## RECORDS SHOWN
= = = =
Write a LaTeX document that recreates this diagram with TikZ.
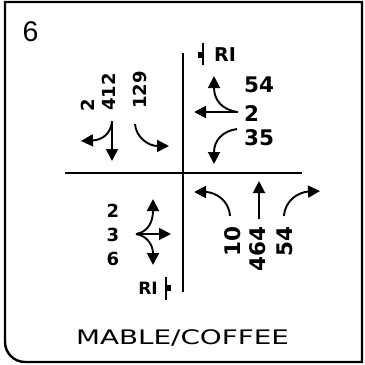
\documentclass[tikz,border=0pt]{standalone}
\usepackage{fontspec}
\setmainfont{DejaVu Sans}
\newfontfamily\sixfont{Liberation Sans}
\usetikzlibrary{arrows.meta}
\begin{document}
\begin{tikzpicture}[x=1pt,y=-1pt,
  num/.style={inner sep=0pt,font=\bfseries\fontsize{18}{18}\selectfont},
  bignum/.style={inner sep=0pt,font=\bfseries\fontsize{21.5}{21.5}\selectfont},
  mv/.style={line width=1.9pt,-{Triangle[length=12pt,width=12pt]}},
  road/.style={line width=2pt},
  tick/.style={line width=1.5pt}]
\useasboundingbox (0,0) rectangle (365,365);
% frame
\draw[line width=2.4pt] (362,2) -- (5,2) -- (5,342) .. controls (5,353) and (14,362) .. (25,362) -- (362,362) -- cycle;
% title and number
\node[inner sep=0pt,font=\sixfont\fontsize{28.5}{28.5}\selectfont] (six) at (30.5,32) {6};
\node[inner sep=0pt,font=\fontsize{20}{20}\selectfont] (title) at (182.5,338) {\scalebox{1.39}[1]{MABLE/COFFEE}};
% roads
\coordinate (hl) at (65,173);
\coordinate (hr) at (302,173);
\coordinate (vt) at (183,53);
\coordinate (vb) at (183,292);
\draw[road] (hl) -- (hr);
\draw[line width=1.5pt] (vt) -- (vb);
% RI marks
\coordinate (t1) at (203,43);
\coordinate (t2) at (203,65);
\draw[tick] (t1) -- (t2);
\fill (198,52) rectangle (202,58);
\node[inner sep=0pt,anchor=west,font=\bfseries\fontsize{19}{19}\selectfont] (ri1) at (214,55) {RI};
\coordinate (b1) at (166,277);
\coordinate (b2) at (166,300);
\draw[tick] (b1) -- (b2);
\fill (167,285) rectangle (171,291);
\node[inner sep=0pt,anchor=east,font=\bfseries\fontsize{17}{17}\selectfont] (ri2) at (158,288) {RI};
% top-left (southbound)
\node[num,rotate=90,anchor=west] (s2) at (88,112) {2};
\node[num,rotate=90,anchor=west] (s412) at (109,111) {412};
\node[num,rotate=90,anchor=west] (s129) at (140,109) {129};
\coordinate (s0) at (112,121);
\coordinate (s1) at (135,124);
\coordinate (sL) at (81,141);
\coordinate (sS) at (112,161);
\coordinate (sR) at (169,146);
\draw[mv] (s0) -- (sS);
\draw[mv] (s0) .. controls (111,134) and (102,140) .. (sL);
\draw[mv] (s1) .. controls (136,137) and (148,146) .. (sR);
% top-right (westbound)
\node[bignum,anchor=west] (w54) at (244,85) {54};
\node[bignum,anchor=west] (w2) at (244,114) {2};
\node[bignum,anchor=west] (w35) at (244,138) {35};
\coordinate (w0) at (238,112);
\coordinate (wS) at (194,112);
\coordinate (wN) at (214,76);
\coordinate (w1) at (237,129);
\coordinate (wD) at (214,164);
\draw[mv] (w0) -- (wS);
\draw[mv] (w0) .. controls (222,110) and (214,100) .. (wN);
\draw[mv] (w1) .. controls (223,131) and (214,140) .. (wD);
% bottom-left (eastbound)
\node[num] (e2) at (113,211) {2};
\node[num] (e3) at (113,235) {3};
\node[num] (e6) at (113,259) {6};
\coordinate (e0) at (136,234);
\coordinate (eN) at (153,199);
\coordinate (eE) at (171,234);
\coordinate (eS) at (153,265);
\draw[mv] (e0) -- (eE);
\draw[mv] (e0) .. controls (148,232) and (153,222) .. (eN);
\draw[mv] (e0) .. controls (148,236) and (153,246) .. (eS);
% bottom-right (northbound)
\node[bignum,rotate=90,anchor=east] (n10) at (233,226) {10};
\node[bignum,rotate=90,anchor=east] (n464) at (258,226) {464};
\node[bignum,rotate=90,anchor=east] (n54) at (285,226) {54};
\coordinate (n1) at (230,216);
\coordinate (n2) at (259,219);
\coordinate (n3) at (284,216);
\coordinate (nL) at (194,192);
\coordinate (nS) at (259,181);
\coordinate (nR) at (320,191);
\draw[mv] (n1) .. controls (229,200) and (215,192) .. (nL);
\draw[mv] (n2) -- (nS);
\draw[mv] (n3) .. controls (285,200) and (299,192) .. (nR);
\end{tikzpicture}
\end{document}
= = = =
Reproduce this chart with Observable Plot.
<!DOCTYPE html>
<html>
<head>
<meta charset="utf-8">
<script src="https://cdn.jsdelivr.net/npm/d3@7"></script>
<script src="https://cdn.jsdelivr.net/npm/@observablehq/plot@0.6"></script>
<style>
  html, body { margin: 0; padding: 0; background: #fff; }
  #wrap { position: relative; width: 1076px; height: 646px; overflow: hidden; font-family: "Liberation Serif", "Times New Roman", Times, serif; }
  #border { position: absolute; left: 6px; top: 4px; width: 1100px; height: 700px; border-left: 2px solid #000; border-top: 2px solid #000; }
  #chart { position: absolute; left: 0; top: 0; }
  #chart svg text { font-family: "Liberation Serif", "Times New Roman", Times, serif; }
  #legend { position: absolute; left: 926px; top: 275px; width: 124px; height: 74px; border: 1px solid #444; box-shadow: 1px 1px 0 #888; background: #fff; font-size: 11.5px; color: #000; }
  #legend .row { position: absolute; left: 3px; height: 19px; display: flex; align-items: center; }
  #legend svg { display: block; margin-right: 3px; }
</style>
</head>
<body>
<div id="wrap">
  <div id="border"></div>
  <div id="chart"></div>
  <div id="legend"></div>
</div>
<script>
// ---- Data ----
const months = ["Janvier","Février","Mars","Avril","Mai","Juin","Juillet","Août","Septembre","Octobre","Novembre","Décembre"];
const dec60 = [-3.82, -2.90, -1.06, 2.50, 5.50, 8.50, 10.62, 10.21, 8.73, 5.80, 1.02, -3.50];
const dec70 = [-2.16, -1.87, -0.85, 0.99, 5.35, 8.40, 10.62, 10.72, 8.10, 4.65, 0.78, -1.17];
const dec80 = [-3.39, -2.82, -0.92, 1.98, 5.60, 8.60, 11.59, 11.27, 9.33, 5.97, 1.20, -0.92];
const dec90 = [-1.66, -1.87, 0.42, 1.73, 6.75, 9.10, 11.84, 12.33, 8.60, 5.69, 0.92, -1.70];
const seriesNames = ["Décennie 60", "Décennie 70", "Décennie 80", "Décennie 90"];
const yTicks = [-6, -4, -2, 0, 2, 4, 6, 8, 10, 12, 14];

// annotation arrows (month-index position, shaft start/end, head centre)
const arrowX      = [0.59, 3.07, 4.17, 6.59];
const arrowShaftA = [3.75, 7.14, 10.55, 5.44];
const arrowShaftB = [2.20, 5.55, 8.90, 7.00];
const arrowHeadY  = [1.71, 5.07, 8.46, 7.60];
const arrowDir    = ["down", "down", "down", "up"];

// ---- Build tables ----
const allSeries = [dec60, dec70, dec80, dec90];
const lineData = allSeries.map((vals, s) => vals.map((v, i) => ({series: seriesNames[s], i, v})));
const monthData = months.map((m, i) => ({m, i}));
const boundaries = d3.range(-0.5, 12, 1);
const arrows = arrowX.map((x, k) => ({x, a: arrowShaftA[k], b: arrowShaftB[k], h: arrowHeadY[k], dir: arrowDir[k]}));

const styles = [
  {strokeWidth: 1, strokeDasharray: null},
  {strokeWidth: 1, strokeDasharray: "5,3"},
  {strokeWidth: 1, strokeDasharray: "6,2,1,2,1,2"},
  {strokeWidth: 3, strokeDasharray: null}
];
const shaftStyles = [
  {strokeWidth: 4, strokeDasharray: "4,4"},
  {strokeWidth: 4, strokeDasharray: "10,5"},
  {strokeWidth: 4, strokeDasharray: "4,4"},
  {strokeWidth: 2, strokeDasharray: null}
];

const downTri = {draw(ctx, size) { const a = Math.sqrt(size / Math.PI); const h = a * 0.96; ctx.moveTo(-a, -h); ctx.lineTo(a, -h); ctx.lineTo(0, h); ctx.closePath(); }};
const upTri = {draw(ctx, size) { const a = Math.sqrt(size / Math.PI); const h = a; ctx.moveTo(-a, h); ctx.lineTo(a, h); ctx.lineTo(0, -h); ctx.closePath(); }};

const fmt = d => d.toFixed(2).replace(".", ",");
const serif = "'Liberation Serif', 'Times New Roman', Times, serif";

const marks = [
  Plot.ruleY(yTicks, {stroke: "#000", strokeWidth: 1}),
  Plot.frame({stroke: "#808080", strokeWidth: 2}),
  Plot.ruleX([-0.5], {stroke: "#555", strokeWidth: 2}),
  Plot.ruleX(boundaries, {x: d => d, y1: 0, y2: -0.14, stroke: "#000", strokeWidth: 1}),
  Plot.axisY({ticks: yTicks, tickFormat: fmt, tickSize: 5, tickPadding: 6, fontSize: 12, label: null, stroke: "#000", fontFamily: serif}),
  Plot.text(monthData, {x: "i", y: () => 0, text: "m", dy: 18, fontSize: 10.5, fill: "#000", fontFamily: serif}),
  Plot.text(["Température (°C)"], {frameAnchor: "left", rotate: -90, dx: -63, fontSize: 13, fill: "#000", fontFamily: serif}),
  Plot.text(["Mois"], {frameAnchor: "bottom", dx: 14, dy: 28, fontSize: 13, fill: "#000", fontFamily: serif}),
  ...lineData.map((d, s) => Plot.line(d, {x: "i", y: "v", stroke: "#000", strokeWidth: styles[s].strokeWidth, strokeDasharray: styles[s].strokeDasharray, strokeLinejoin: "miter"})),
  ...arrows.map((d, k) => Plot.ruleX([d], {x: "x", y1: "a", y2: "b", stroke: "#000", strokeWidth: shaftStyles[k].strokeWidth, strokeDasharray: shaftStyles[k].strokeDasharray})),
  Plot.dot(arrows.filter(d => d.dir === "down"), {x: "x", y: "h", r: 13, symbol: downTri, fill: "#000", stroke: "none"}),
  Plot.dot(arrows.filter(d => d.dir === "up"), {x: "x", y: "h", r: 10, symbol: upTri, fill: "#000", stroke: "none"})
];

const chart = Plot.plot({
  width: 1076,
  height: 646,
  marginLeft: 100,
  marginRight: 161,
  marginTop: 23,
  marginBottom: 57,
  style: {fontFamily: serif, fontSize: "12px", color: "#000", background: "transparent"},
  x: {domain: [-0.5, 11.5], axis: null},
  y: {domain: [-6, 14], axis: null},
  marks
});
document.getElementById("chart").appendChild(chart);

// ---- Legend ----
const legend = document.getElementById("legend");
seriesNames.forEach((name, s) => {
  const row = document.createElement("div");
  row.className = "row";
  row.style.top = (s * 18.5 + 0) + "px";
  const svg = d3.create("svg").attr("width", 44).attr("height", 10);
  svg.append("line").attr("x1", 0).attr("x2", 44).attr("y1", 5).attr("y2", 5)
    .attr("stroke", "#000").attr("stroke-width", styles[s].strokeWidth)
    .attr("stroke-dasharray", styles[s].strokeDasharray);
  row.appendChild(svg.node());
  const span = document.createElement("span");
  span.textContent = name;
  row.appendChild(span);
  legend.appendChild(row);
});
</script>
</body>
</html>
= = = =
## YOUR OBJECTIVE
Your task is to report how many lines of the material include the string "chart". Give the number and no other words.

## RESULT OF THIS TASK
6